An Abiding Standard: The Prints of Stanley Anderson RA

Left to right: Professor Robert Meyrick, Professor April McMahon and Dr Harry Heuser at the Royal Academy of Arts private view.

Left to right: Professor Robert Meyrick, Professor April McMahon and Dr Harry Heuser at the Royal Academy of Arts private view.

09 April 2015

This spring the Royal Academy of Arts in London presents an exhibition of prints by Stanley Anderson RA (1884-1966) curated by Professor Robert Meyrick and Dr Harry Heuser of the School of Art, Aberystwyth University. It is one of a series of exhibitions and catalogues raisonné celebrating the work of Royal Academician printmakers.

A fully illustrated and annotated catalogue raisonné of prints published by the Royal Academy coincides with the launch of the exhibition. Written by Robert Meyrick and Harry Heuser, it provides an in-depth assessment of Anderson’s oeuvre.

Today, Stanley Anderson is best known for his series of engravings memorialising Britain’s vanishing crafts, trades and farming practices. These carefully observed and meticulously executed portraits of traditional occupations provide us with a pictorial record of life and work in mid-twentieth century rural Britain.
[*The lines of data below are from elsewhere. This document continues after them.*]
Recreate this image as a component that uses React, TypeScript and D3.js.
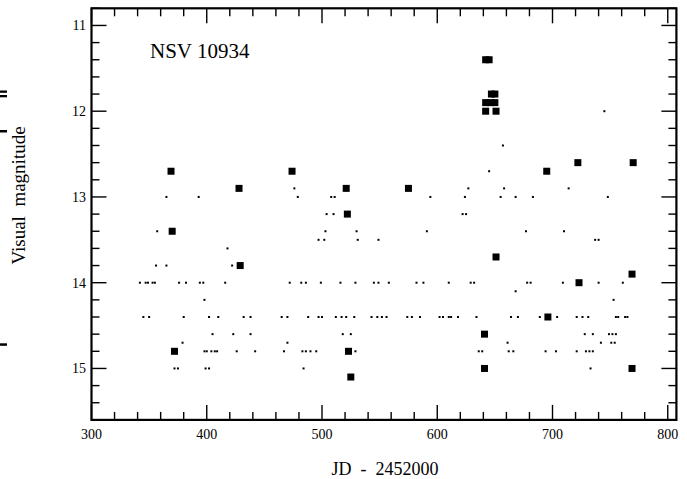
import React from "react";
import * as d3 from "d3";

// ---- data (JD - 2452000, visual magnitude) ----
const bigJD = [369, 370, 372, 428, 429, 474, 521, 522, 523, 525, 575,
  642, 645, 647, 650, 642, 646, 650, 642, 651, 641, 641, 651,
  695, 696, 722, 723, 769, 769, 770];
const bigMag = [12.7, 13.4, 14.8, 12.9, 13.8, 12.7, 12.9, 13.2, 14.8, 15.1, 12.9,
  11.4, 11.4, 11.8, 11.8, 11.9, 11.9, 11.9, 12.0, 12.0, 14.6, 15.0, 13.7,
  12.7, 14.4, 12.6, 14.0, 13.9, 15.0, 12.6];

const dotJD = [
  745,
  657,
  645,
  476, 627, 658, 714,
  365, 393, 479, 508, 511, 594, 624, 655, 668, 683, 748,
  504, 510, 622, 625,
  357, 503, 530, 591, 677, 710,
  497, 502, 531, 549, 737, 740,
  418,
  356, 365, 422,
  342, 347, 349, 353, 355, 376, 382, 394, 397, 416, 472, 482, 486, 499, 516, 529, 545, 549, 558, 582, 588, 610, 629, 632, 678, 681, 709, 740, 761,
  668,
  398, 753,
  345, 350, 380, 402, 410, 432, 438, 465, 470, 488, 497, 500, 512, 517, 521, 528, 543, 548, 552, 556, 574, 578, 585, 602, 605, 610, 612, 618, 634, 664, 670, 689, 704, 721, 726, 731, 755, 757, 763, 765,
  405, 423, 438, 518, 525, 728, 735, 749, 752, 755,
  379, 470, 661, 742, 751, 754,
  398, 400, 404, 407, 409, 426, 442, 467, 483, 486, 490, 495, 529, 636, 639, 662, 666, 694, 703, 721, 729, 732, 735,
  372, 375, 399, 402, 484, 733,
];
const dotRowMag = [12.0, 12.4, 12.7, 12.9, 13.0, 13.2, 13.4, 13.5, 13.6, 13.8, 14.0, 14.1, 14.2, 14.4, 14.6, 14.7, 14.8, 15.0];
const dotRowCount = [1, 1, 1, 4, 11, 4, 6, 6, 1, 3, 29, 1, 2, 40, 10, 6, 23, 6];
const dotMag: number[] = dotRowMag.flatMap((m, i) => Array(dotRowCount[i]).fill(m));

const xMajorTicks = [300, 400, 500, 600, 700, 800];
const yMajorTicks = [11, 12, 13, 14, 15];
const titleText = "NSV 10934";
const xTitle = "JD  -  2452000";
const yTitle = "Visual  magnitude";

// ---- layout ----
const W = 687, H = 479;
const x = d3.scaleLinear().domain([300, 807.5]).range([91.5, 676.4]);
const y = d3.scaleLinear().domain([10.8, 15.6]).range([8.3, 419.9]);
const xMinorTicks = d3.range(300, 801, 20);
const yMinorTicks = d3.range(54, 79).map((i) => i / 5);
const FONT = "'Liberation Serif', 'Times New Roman', serif";

export default function App() {
  const [x0, x1] = x.range();
  const [y0, y1] = y.range();
  const MAJ = 15, MIN = 8;
  const big = 7, small = 2;
  return (
    <svg width={W} height={H} style={{ position: "absolute", left: 0, top: 0, background: "#fff" }}
      fontFamily={FONT}>
      <rect x={0} y={0} width={W} height={H} fill="#fff" />
      {/* cropped edge fragments */}
      <rect x={0} y={90.5} width={7} height={2.3} fill="#000" />
      <rect x={0} y={95} width={7} height={2.3} fill="#000" />
      <rect x={0} y={130} width={7} height={2.5} fill="#000" />
      <rect x={0} y={343.3} width={7} height={2.5} fill="#000" />

      <g stroke="#000" strokeWidth={1.4}>
        {xMinorTicks.map((t) => {
          const L = t % 100 === 0 ? MAJ : MIN;
          return (
            <g key={"xt" + t}>
              <line x1={x(t)} x2={x(t)} y1={y1} y2={y1 - L} />
              <line x1={x(t)} x2={x(t)} y1={y0} y2={y0 + L} />
            </g>
          );
        })}
        {yMinorTicks.map((t) => {
          const L = Math.abs(t - Math.round(t)) < 1e-6 ? MAJ : MIN;
          return (
            <g key={"yt" + t}>
              <line x1={x0} x2={x0 + L} y1={y(t)} y2={y(t)} />
              <line x1={x1} x2={x1 - L} y1={y(t)} y2={y(t)} />
            </g>
          );
        })}
      </g>
      <rect x={x0} y={y0} width={x1 - x0} height={y1 - y0} fill="none" stroke="#000" strokeWidth={2.2} />

      {xMajorTicks.map((t) => (
        <text key={"xl" + t} x={x(t)} y={439} textAnchor="middle" fontSize={14} fill="#000">{t}</text>
      ))}
      {yMajorTicks.map((t) => (
        <text key={"yl" + t} x={86} y={y(t) + 4.8} textAnchor="end" fontSize={14} fill="#000">{t}</text>
      ))}

      <text x={150} y={58} fontSize={21} fill="#000">{titleText}</text>
      <text x={385} y={475} textAnchor="middle" fontSize={18} fill="#000" style={{ whiteSpace: "pre" }}>{xTitle}</text>
      <text transform={`translate(25,195.5) rotate(-90)`} textAnchor="middle" fontSize={19} fill="#000"
        style={{ whiteSpace: "pre" }}>{yTitle}</text>

      <g fill="#000">
        {dotJD.map((d, i) => (
          <rect key={"d" + i} x={x(d) - small / 2} y={y(dotMag[i]) - small / 2} width={small} height={small} />
        ))}
        {bigJD.map((d, i) => (
          <rect key={"b" + i} x={x(d) - big / 2} y={y(bigMag[i]) - big / 2} width={big} height={big} />
        ))}
      </g>
    </svg>
  );
}
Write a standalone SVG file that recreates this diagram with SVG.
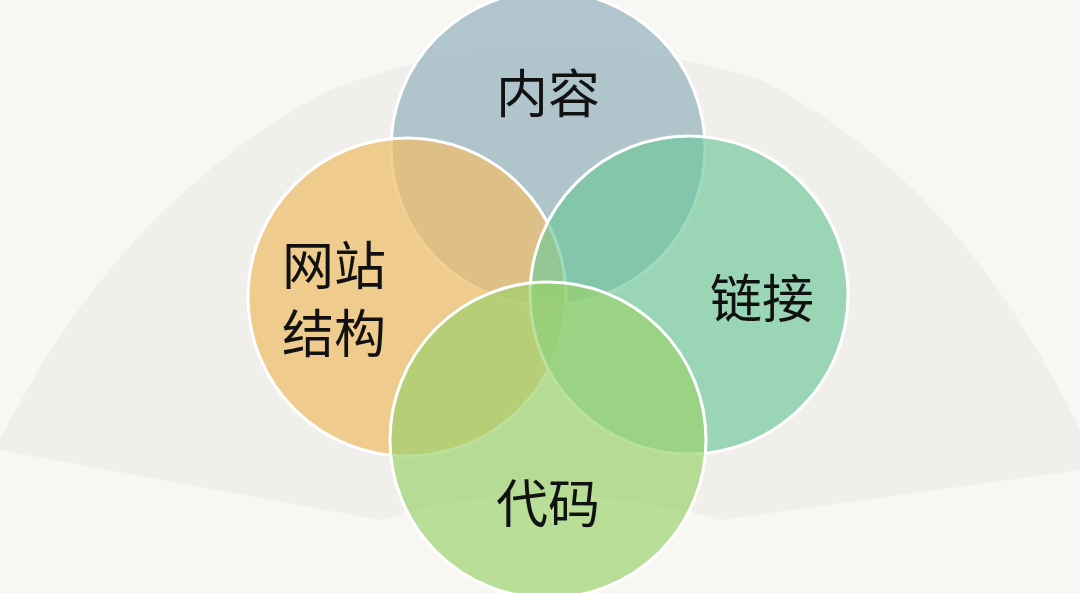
<svg xmlns="http://www.w3.org/2000/svg" width="1080" height="593" viewBox="0 0 1080 593">
<style>
.c{stroke:#fff;stroke-width:3}
.t{font-family:"Noto Sans CJK SC",sans-serif;font-size:52px;fill:#111;text-anchor:middle;dominant-baseline:central}
</style>
<rect width="1080" height="593" fill="#f8f7f3"/>
<path d="M0 440 Q120 200 330 90 Q540 10 760 80 Q960 180 1080 430 L1080 470 L720 520 Q540 470 380 520 L0 450 Z" fill="#ecebe8" opacity="0.7"/>
<g id="neirong"><circle class="c" cx="548" cy="148" r="157" fill="#a3bcc6" fill-opacity="0.85"/></g>
<g id="wangzhan"><circle class="c" cx="407" cy="297" r="159" fill="#f0bd6a" fill-opacity="0.72"/></g>
<g id="lianjie"><circle class="c" cx="689" cy="295" r="159" fill="#6cc79a" fill-opacity="0.65"/></g>
<g id="daima"><circle class="c" cx="548" cy="440" r="158" fill="#9bd26c" fill-opacity="0.68"/></g>
<g id="labels">
<text class="t" x="548" y="90">内容</text>
<text class="t" x="334" y="262">网站</text>
<text class="t" x="334" y="330">结构</text>
<text class="t" x="762" y="295">链接</text>
<text class="t" x="548" y="500">代码</text>
</g>
<g id="connectors"/>
</svg>
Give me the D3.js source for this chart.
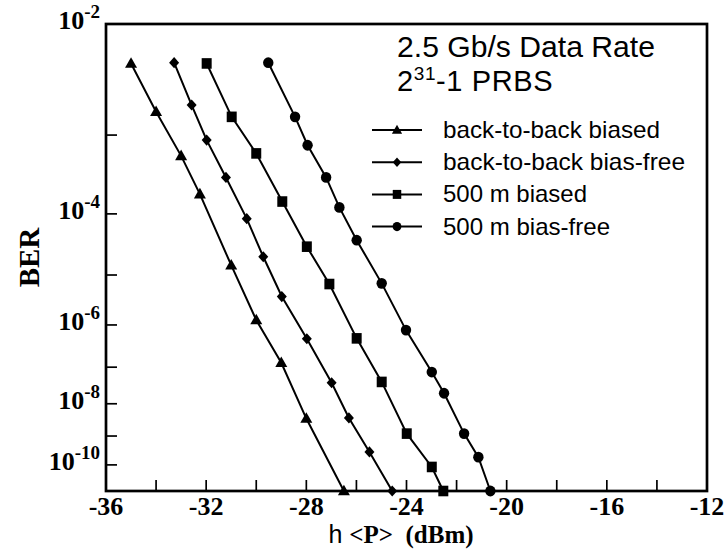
<!DOCTYPE html>
<html>
<head>
<meta charset="utf-8">
<script src="https://cdn.jsdelivr.net/npm/d3@7"></script>
<style>
  html, body { margin: 0; padding: 0; background: #fff; }
</style>
</head>
<body>
<svg id="chart" width="728" height="549"></svg>
<script>
// Received optical power (dBm) and measured bit error ratio, one pair of arrays per link setup
const b2bBiasedPower = [-35.0, -34.0, -33.0, -32.25, -31.0, -30.0, -29.0, -28.0, -26.5];
const b2bBiasedBER   = [4.9e-3, 1.76e-3, 5.8e-4, 1.9e-4, 1.5e-5, 1.28e-6, 1.29e-7, 3.6e-9, 1e-11];

const b2bFreePower = [-33.28, -32.58, -31.98, -31.21, -30.38, -29.72, -28.98, -27.98, -26.99, -26.3, -25.48, -24.57];
const b2bFreeBER   = [4.97e-3, 2.05e-3, 8.8e-4, 3.15e-4, 8.5e-5, 2.1e-5, 3.9e-6, 4.9e-7, 3.9e-8, 3.75e-9, 2.9e-10, 1e-11];

const m500BiasedPower = [-31.98, -30.98, -30.0, -28.96, -27.98, -27.08, -25.99, -24.99, -23.99, -22.99, -22.53];
const m500BiasedBER   = [4.9e-3, 1.56e-3, 6.2e-4, 1.5e-4, 3.1e-5, 6.8e-6, 5.0e-7, 4.1e-8, 1.2e-9, 8.4e-11, 1e-11];

const m500FreePower = [-29.52, -28.45, -27.95, -27.21, -26.68, -25.99, -24.99, -24.02, -22.99, -22.5, -21.7, -21.13, -20.65];
const m500FreeBER   = [4.97e-3, 1.56e-3, 7.7e-4, 3.15e-4, 1.24e-4, 3.95e-5, 7.0e-6, 7.7e-7, 7.5e-8, 2.0e-8, 1.2e-9, 1.9e-10, 1e-11];

const seriesNames = ["back-to-back biased", "back-to-back bias-free", "500 m biased", "500 m bias-free"];
const seriesShapes = ["triangle", "diamond", "square", "circle"];

const xMajorTicks = [-36, -32, -28, -24, -20, -16, -12];
const xMinorTicks = [-34, -30, -26, -22, -18, -14];
const yMajorExponents = [-2, -4, -6, -8, -10];
const yMinorExponents = [-3, -5, -7, -9];

const titleLine1 = "2.5 Gb/s Data Rate";
const xAxisLabel = "<P>  (dBm)";
const yAxisLabel = "BER";

// ---------------------------------------------------------------------------
const svg = d3.select("#chart");
const plot = { left: 106, right: 707, top: 24, bottom: 491 };

// BER is drawn on a log(-log) axis, the usual layout for error-rate curves
const loglog = ber => Math.log10(-Math.log10(ber));
const x = d3.scaleLinear().domain([-36, -12]).range([plot.left, plot.right]);
const yU = d3.scaleLinear().domain([loglog(1e-2), loglog(1e-11)]).range([plot.top, plot.bottom]);
const y = ber => yU(loglog(ber));

const serifBold = "'Liberation Serif', 'Times New Roman', serif";
const sans = "'Liberation Sans', Arial, Helvetica, sans-serif";

// Marker outlines, centred on the data point
const shapes = {
  triangle: s => `M0,${-6.3 * s}L${6 * s},${4.3 * s}L${-6 * s},${4.3 * s}Z`,
  diamond:  s => `M0,${-5.6 * s}L${5 * s},0L0,${5.6 * s}L${-5 * s},0Z`,
  square:   s => `M${-5 * s},${-5.3 * s}H${5 * s}V${5.3 * s}H${-5 * s}Z`,
  circle:   s => `M${5.2 * s},0A${5.2 * s},${5.4 * s} 0 1 1 ${-5.2 * s},0A${5.2 * s},${5.4 * s} 0 1 1 ${5.2 * s},0Z`
};

const series = [
  { power: b2bBiasedPower, ber: b2bBiasedBER },
  { power: b2bFreePower, ber: b2bFreeBER },
  { power: m500BiasedPower, ber: m500BiasedBER },
  { power: m500FreePower, ber: m500FreeBER }
].map((s, i) => ({
  name: seriesNames[i],
  shape: seriesShapes[i],
  points: s.power.map((p, j) => ({ p, b: s.ber[j] }))
}));

// ---- curves --------------------------------------------------------------
const line = d3.line().x(d => x(d.p)).y(d => y(d.b));
const curves = svg.append("g");
series.forEach(s => {
  curves.append("path")
    .attr("d", line(s.points))
    .attr("fill", "none")
    .attr("stroke", "#000")
    .attr("stroke-width", 2);
  curves.selectAll(null)
    .data(s.points)
    .join("path")
    .attr("transform", d => `translate(${x(d.p)},${y(d.b)})`)
    .attr("d", shapes[s.shape](1))
    .attr("fill", "#000");
});

// ---- frame and ticks -----------------------------------------------------
const axes = svg.append("g").attr("stroke", "#000").attr("fill", "none");
axes.append("rect")
  .attr("x", plot.left).attr("y", plot.top)
  .attr("width", plot.right - plot.left).attr("height", plot.bottom - plot.top)
  .attr("stroke-width", 2.7);

const xTickAll = xMajorTicks.concat(xMinorTicks).filter(v => v > -36 && v < -12);
axes.selectAll(null).data(xTickAll).join("line")
  .attr("x1", d => x(d)).attr("x2", d => x(d))
  .attr("y1", plot.bottom).attr("y2", plot.bottom - 11)
  .attr("stroke-width", 1.7);

const yTickAll = yMajorExponents.concat(yMinorExponents).filter(e => e < -2);
axes.selectAll(null).data(yTickAll).join("line")
  .attr("x1", plot.left).attr("x2", plot.left + 11)
  .attr("y1", e => y(Math.pow(10, e))).attr("y2", e => y(Math.pow(10, e)))
  .attr("stroke-width", 1.7);

// ---- tick labels ---------------------------------------------------------
svg.append("g").selectAll(null).data(xMajorTicks).join("text")
  .attr("x", d => x(d)).attr("y", plot.bottom + 24)
  .attr("text-anchor", "middle")
  .attr("font-family", serifBold).attr("font-weight", "bold").attr("font-size", 26)
  .text(d => d);

const yLabels = svg.append("g").selectAll(null).data(yMajorExponents).join("text")
  .attr("x", 100).attr("y", e => y(Math.pow(10, e)) + 5)
  .attr("text-anchor", "end")
  .attr("font-family", serifBold).attr("font-weight", "bold").attr("font-size", 26);
yLabels.append("tspan").text("10");
yLabels.append("tspan").attr("dy", -11).attr("font-size", 19).text(e => e);

// ---- axis titles ---------------------------------------------------------
svg.append("text")
  .attr("transform", `translate(39,${(plot.top + plot.bottom) / 2}) rotate(-90)`)
  .attr("text-anchor", "middle")
  .attr("font-family", serifBold).attr("font-weight", "bold").attr("font-size", 29)
  .text(yAxisLabel);

const xt = svg.append("text")
  .attr("x", 401).attr("y", 543)
  .attr("text-anchor", "middle")
  .style("white-space", "pre")
  .attr("font-family", serifBold).attr("font-weight", "bold").attr("font-size", 25);
xt.append("tspan").attr("font-family", sans).attr("font-weight", "normal").text("h ");
xt.append("tspan").text(xAxisLabel);

// ---- annotation and legend -----------------------------------------------
const note = svg.append("g").attr("font-family", sans).attr("fill", "#000");
note.append("text").attr("x", 397).attr("y", 57).attr("font-size", 29)
  .attr("textLength", 258).attr("lengthAdjust", "spacingAndGlyphs")
  .text(titleLine1);
const t2 = note.append("text").attr("x", 397).attr("y", 91).attr("font-size", 29)
  .attr("letter-spacing", 0.6);
t2.append("tspan").text("2");
t2.append("tspan").attr("dy", -11).attr("font-size", 19).text("31");
t2.append("tspan").attr("dy", 11).text("-1 PRBS");

const legendTop = 130, legendStep = 32.2;
const legendWidths = [217, 242, 144, 167];
const legend = svg.append("g");
series.forEach((s, i) => {
  const ly = legendTop + i * legendStep;
  legend.append("line")
    .attr("x1", 372).attr("x2", 422).attr("y1", ly).attr("y2", ly)
    .attr("stroke", "#000").attr("stroke-width", 2);
  legend.append("path")
    .attr("transform", `translate(397,${ly})`)
    .attr("d", shapes[s.shape](0.85))
    .attr("fill", "#000");
  legend.append("text")
    .attr("x", 443).attr("y", ly + 8)
    .attr("font-family", sans).attr("font-size", 24)
    .attr("textLength", legendWidths[i]).attr("lengthAdjust", "spacingAndGlyphs")
    .text(s.name);
});
</script>
</body>
</html>
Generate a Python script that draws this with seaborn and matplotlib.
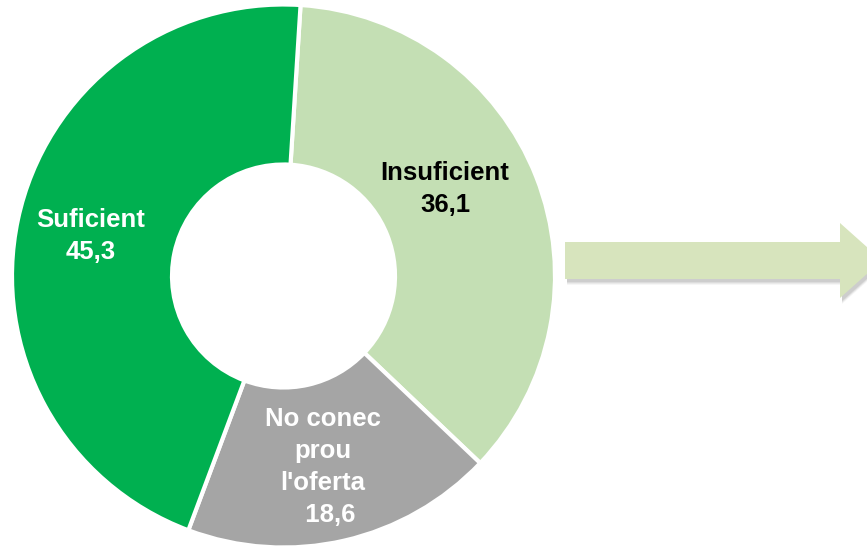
import matplotlib
matplotlib.use("Agg")
import matplotlib.pyplot as plt
from matplotlib.patches import Polygon
import seaborn as sns

categories = ["Insuficient", "No conec\nprou\nl'oferta", "Suficient"]
values = [36.1, 18.6, 45.3]
colors = ["#c4dfb4", "#a5a5a5", "#00b050"]
label_colors = ["#000000", "#ffffff", "#ffffff"]

sns.set_style("white")
plt.rcParams['font.family'] = ['Liberation Sans', 'DejaVu Sans']

W, H = 867, 547
fig = plt.figure(figsize=(W / 100, H / 100), dpi=100)
ax = fig.add_axes([0, 0, 1, 1])

cx, cy, R = 283.5, H - 276, 271.5
wedges, _ = ax.pie(values, colors=colors, startangle=86.4, counterclock=False,
                   center=(cx, cy), radius=R,
                   wedgeprops=dict(width=R - 111.5, edgecolor="white", linewidth=3))

ax.set_xlim(0, W)
ax.set_ylim(0, H)
ax.set_aspect("equal")
ax.axis("off")

# labels
fmt = lambda v: f"{v:.1f}".replace(".", ",")
pos = [(445, H - 189), (323, H - 467), (91, H - 236)]
for cat, v, (x, y), col in zip(categories, values, pos, label_colors):
    txt = f"{cat}\n{fmt(v)}"
    if "oferta" in cat:
        txt = f"{cat}\n  {fmt(v)}"
    ax.text(x, y, txt, ha="center", va="center", fontsize=18.5, fontweight="bold",
            color=col, linespacing=1.42)

# arrow with soft shadow
def arrow_pts(dx=0, dy=0):
    pts = [(565, 305), (840, 305), (840, 324), (882, 286.5), (840, 249), (840, 268), (565, 268)]
    return [(x + dx, y + dy) for x, y in pts]

for i, a in enumerate([0.05, 0.07, 0.09, 0.11]):
    off = 6 - i
    ax.add_patch(Polygon(arrow_pts(2, -off), closed=True, facecolor="#555555",
                         edgecolor="none", alpha=a, zorder=1))
ax.add_patch(Polygon(arrow_pts(), closed=True, facecolor="#d7e4bd", edgecolor="none", zorder=2))

fig.savefig("out.png", dpi=100)
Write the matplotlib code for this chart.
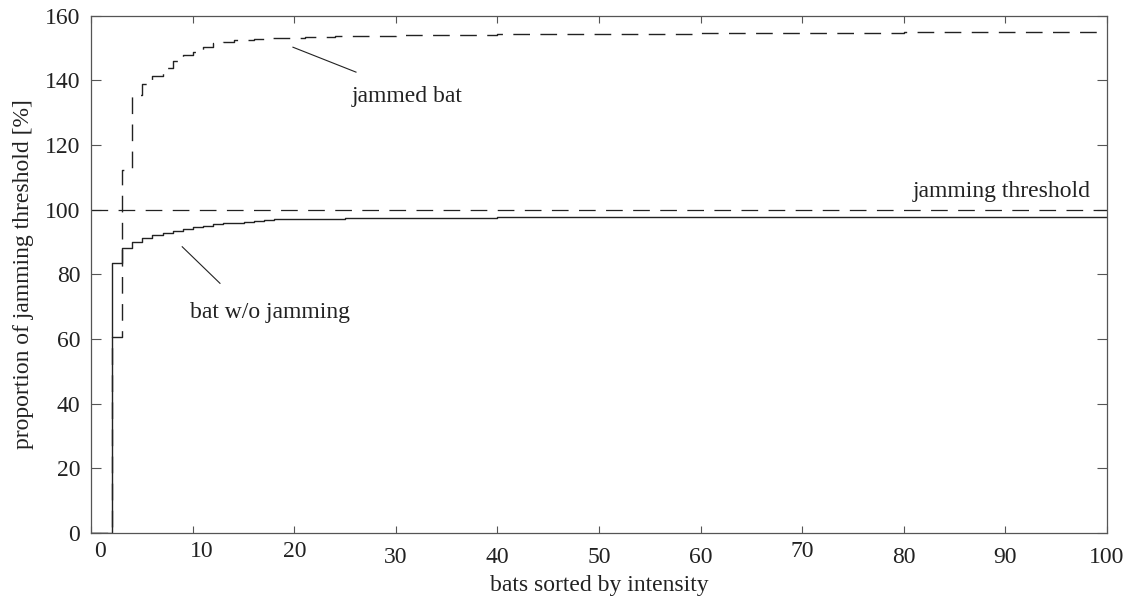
import matplotlib
matplotlib.use("Agg")
import matplotlib.pyplot as plt
from matplotlib.transforms import ScaledTranslation

plt.rcParams["font.family"] = ["Liberation Serif", "DejaVu Serif"]
plt.rcParams["lines.scale_dashes"] = False

# step edges (bat index where a new level starts) and levels, in % of threshold
plain_x = [0, 2, 3, 4, 5, 6, 7, 8, 9, 10, 11, 12, 13, 14, 15, 16, 17, 18,
           20, 25, 30, 40, 55, 75, 100]
plain_y = [0, 83.4, 88.2, 89.9, 91.3, 92.1, 92.8, 93.5, 94.1, 94.6, 95.0,
           95.4, 95.7, 96.0, 96.3, 96.6, 96.8, 97.0, 97.2, 97.4, 97.5, 97.6,
           97.7, 97.8, 97.8]

jammed_x = [0, 2, 3, 4, 5, 6, 7, 8, 9, 10, 11, 12, 13, 14, 16, 17, 19, 21,
            24, 30, 40, 60, 80, 100]
jammed_y = [0, 60.5, 112.2, 135.4, 138.7, 141.3, 143.7, 146.0, 147.8, 148.8,
            150.4, 151.4, 151.9, 152.4, 152.7, 152.9, 153.2, 153.5, 153.8,
            154.1, 154.4, 154.7, 154.9, 154.9]

threshold = 100
x_ticks = list(range(0, 101, 10))
y_ticks = list(range(0, 161, 20))
# small nudges (in points) of individual x tick labels
x_label_nudge = {0: (6, 0), 10: (6, 0), 30: (0, -4), 40: (0, -4),
                 50: (0, -4), 60: (0, -4), 80: (0, -4), 90: (0, -4),
                 100: (0, -4)}

ink = "#222222"
frame = "#555555"

fig = plt.figure(figsize=(11.32, 5.99), dpi=100)
ax = fig.add_axes([0.0808, 0.1102, 0.8967, 0.8639])

ax.axhline(threshold, color=ink, lw=0.9, dashes=(12, 7.5))
ax.step(plain_x, plain_y, where="post", color=ink, lw=1.0)
ax.step(jammed_x, jammed_y, where="post", color=ink, lw=1.0, dashes=(12, 7.5))

ax.set_xlim(0, 100)
ax.set_ylim(0, 160)
ax.set_xticks(x_ticks)
ax.set_yticks(y_ticks)

for s in ax.spines.values():
    s.set_color(frame)
    s.set_linewidth(0.9)
ax.tick_params(axis="both", direction="in", colors=frame, labelcolor=ink,
               labelsize=17, width=0.8)
ax.tick_params(axis="y", length=7, pad=8, right=True)
ax.tick_params(axis="x", length=5, pad=6, top=True)

for val, lab in zip(x_ticks, ax.get_xticklabels()):
    if val in x_label_nudge:
        dx, dy = x_label_nudge[val]
        lab.set_transform(lab.get_transform() +
                          ScaledTranslation(dx / 72, dy / 72, fig.dpi_scale_trans))

# labels with leader lines
ax.plot([19.85, 26.06], [150.2, 142.5], color=ink, lw=0.8)
ax.text(25.6, 135.1, "jammed bat", fontsize=17, color=ink, va="center")
ax.plot([8.94, 12.66], [88.5, 77.2], color=ink, lw=0.8)
ax.text(9.7, 68.2, "bat w/o jamming", fontsize=17, color=ink, va="center")
ax.text(98.4, 105.5, "jamming threshold", fontsize=17, color=ink,
        va="center", ha="right")

ax.set_xlabel("bats sorted by intensity", fontsize=17, color=ink)
ax.xaxis.set_label_coords(0.5, -0.082)
ax.set_ylabel("proportion of jamming threshold [%]", fontsize=17, color=ink)
ax.yaxis.set_label_coords(-0.057, 0.5)

fig.savefig("out.png", dpi=100)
Presented together with Anderson’s earlier, lesser-known drypoints of urban life, they form a composite image of the artist’s world view. Sceptical of progress, Anderson sought to counter what he saw as the threat of modernity and its effect on the human spirit; the estrangement from nature, the loss of respect for physical work and the lack of a sense of fellowship. His work is characterised by rigour, wit and compassion.

Anderson’s printmaking career, informed by a seven-year apprenticeship as a trade engraver and put on hold during the Great War, was firmly rooted in the nineteenth century. The prints of James Abbott McNeill Whistler, in particular, were an early influence on his work. Anderson rejected the notion of art as a means of self-expression and questioned the insistence on originality.  Instead, he believed that it was the artist’s ‘job’ to do justice to the subject through a mastery of medium and technique. ‘None of us can reach perfection’, Anderson once remarked, ‘but this need not deter us from making a sincere effort to do so and thoroughly enjoy the adventure’. The adventure took Anderson to London’s bustling outdoor markets of Billingsgate and Covent Garden, to urban construction sites and scenes of demolition, to Paris on the eve of the Great War and to the medieval cities of France, Spain, Germany and Czechoslovakia. A printmaker’s journey, it was motivated by a faith in an abiding standard.

Anderson’s works are in public collections in Britain and Europe, as well as Australia, New Zealand, the United States and Canada. He represented Britain at the Venice Biennale in 1938, was elected a Royal Academician in 1941, and ten years later was awarded a CBE in recognition of his services to the art of engraving.

Lunchtime talk

On Monday 27 April Robert Meyrick will give a lunchtime talk at the Royal Academy of Arts at which he will reassesses the work and career of this now marginalised printmaker and Royal Academician.

This follows on from talks on Stanley Anderson RA and informal tours of the exhibition given by Robert Meyrick and Harry Heuser on 3March and 7 April.